Aim>
In the material below, count the lines with the word "this" and state that number only.

Exercise inputs>
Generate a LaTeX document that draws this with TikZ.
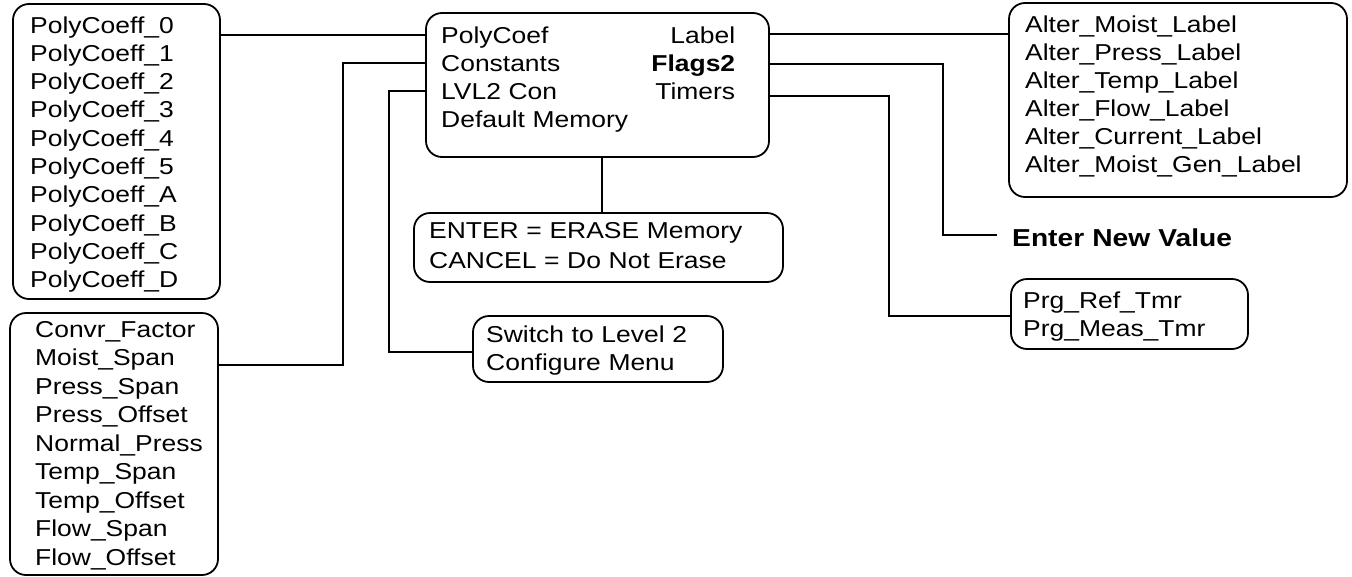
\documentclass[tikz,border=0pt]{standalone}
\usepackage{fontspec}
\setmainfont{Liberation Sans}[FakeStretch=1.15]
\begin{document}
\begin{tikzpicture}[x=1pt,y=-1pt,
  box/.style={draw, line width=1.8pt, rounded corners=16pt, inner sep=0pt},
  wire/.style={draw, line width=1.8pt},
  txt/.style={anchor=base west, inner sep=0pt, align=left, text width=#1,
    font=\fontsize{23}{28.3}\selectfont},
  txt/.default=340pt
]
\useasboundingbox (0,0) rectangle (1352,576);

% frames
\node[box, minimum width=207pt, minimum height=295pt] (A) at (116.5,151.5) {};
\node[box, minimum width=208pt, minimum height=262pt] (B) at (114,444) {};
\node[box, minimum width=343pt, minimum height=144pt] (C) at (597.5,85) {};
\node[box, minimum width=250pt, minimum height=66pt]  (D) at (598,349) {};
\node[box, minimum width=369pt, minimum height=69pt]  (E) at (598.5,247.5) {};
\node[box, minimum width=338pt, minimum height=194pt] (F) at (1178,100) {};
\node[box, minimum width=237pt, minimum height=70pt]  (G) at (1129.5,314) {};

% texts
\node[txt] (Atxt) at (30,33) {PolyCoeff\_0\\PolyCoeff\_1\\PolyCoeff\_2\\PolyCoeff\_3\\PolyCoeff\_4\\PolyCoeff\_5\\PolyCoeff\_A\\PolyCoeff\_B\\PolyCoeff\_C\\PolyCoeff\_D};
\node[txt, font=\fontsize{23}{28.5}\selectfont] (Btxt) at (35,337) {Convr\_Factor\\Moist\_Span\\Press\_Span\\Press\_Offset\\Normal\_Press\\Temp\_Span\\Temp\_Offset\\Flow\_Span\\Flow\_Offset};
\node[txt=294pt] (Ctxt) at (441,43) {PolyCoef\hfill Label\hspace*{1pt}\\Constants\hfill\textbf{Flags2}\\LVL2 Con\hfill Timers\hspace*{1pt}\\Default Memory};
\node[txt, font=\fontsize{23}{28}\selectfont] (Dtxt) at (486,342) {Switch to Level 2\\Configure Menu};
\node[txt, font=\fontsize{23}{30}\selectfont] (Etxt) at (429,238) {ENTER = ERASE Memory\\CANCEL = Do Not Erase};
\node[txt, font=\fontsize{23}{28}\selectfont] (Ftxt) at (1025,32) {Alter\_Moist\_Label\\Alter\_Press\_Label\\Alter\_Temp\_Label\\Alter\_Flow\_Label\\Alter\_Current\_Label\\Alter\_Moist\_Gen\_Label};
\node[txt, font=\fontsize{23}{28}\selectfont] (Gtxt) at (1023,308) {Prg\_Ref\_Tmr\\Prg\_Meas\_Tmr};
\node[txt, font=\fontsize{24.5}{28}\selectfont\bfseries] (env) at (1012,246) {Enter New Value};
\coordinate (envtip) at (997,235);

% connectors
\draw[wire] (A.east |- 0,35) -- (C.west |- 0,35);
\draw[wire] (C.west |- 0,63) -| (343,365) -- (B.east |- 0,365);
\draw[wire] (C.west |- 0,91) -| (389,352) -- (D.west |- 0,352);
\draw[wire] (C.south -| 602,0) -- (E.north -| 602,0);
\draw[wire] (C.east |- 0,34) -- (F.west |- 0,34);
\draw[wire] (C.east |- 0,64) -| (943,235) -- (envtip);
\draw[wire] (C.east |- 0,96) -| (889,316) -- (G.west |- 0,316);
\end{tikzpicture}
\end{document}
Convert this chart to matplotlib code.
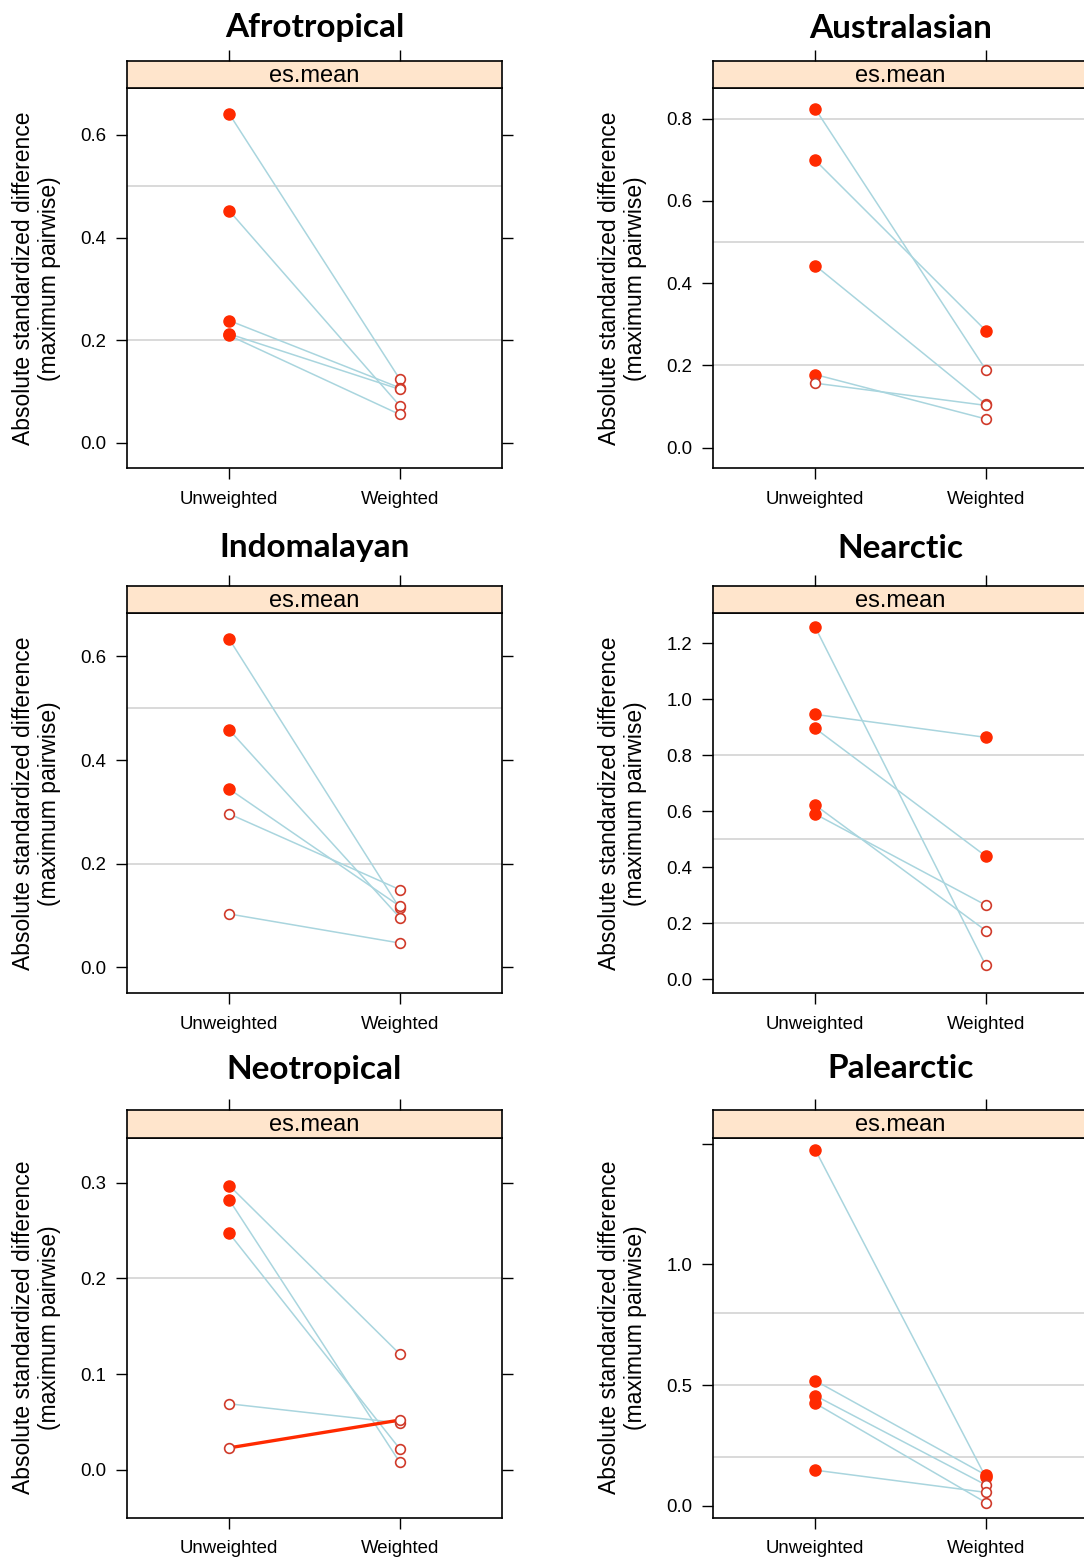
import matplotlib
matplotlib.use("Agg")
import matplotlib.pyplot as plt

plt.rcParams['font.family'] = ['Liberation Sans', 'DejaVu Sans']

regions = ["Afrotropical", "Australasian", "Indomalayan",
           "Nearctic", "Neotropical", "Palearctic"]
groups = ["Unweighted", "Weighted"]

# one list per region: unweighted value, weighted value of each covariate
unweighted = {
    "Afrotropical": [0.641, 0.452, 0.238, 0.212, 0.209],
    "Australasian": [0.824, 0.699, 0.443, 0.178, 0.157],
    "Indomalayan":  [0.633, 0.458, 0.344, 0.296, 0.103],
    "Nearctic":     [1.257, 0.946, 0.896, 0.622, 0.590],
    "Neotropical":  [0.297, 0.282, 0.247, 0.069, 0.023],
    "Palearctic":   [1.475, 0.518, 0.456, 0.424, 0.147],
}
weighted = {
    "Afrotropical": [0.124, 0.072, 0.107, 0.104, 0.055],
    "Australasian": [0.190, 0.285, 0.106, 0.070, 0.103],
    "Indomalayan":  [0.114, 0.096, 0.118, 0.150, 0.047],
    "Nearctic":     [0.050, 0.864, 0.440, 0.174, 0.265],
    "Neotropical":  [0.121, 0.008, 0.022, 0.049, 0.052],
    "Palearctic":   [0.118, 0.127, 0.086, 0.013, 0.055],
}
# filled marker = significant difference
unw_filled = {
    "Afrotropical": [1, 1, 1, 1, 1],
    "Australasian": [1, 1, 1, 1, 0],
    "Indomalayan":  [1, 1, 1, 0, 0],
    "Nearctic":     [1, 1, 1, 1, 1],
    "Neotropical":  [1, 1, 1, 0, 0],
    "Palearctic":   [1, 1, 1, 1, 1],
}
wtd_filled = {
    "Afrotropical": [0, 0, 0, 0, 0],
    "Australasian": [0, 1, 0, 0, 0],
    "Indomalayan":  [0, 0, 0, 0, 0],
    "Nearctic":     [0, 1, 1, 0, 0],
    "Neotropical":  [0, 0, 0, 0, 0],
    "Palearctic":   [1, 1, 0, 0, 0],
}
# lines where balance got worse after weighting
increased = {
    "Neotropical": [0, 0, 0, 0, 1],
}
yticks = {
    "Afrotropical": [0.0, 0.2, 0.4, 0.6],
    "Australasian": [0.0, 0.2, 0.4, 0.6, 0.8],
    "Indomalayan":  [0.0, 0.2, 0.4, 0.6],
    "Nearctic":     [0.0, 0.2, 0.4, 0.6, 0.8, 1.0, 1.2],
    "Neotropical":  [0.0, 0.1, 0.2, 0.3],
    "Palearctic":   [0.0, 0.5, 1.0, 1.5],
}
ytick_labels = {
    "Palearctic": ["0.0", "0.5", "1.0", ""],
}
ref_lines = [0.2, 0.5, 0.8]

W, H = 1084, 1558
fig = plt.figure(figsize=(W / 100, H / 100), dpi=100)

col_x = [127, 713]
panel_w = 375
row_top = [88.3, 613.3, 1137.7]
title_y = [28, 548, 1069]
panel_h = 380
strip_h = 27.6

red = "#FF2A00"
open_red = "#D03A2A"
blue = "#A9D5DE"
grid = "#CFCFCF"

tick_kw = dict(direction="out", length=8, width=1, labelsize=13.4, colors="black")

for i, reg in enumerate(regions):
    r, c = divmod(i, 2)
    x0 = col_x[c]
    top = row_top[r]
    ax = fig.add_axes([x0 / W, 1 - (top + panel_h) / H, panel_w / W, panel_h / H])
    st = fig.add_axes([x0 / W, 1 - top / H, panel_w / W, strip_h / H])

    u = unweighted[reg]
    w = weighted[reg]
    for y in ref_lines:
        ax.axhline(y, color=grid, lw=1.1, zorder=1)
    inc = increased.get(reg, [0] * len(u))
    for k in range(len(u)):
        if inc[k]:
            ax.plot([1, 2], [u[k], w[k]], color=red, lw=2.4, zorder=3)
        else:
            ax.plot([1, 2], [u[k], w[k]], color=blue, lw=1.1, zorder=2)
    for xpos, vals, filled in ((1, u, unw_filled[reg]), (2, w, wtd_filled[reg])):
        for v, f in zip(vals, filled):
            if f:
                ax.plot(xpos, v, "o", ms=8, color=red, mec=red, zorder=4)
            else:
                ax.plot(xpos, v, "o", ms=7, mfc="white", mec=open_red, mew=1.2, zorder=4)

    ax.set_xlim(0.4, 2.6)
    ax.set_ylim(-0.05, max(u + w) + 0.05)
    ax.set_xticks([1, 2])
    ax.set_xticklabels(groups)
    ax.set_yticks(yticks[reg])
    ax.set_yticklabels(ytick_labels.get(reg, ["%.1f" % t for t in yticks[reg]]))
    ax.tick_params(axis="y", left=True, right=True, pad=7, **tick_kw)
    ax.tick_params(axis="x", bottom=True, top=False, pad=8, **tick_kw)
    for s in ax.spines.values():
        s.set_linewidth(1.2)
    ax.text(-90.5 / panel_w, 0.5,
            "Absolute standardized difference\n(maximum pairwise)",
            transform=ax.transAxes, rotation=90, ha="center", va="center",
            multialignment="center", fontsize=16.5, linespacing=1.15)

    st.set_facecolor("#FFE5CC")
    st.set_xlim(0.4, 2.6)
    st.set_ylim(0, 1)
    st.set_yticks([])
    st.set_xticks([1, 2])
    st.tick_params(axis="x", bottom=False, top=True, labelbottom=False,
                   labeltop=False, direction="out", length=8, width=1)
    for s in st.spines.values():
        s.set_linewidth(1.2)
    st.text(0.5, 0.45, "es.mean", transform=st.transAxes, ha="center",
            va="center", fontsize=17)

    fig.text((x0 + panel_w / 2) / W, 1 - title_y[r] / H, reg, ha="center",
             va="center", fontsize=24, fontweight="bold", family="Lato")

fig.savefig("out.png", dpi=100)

Correct output>
2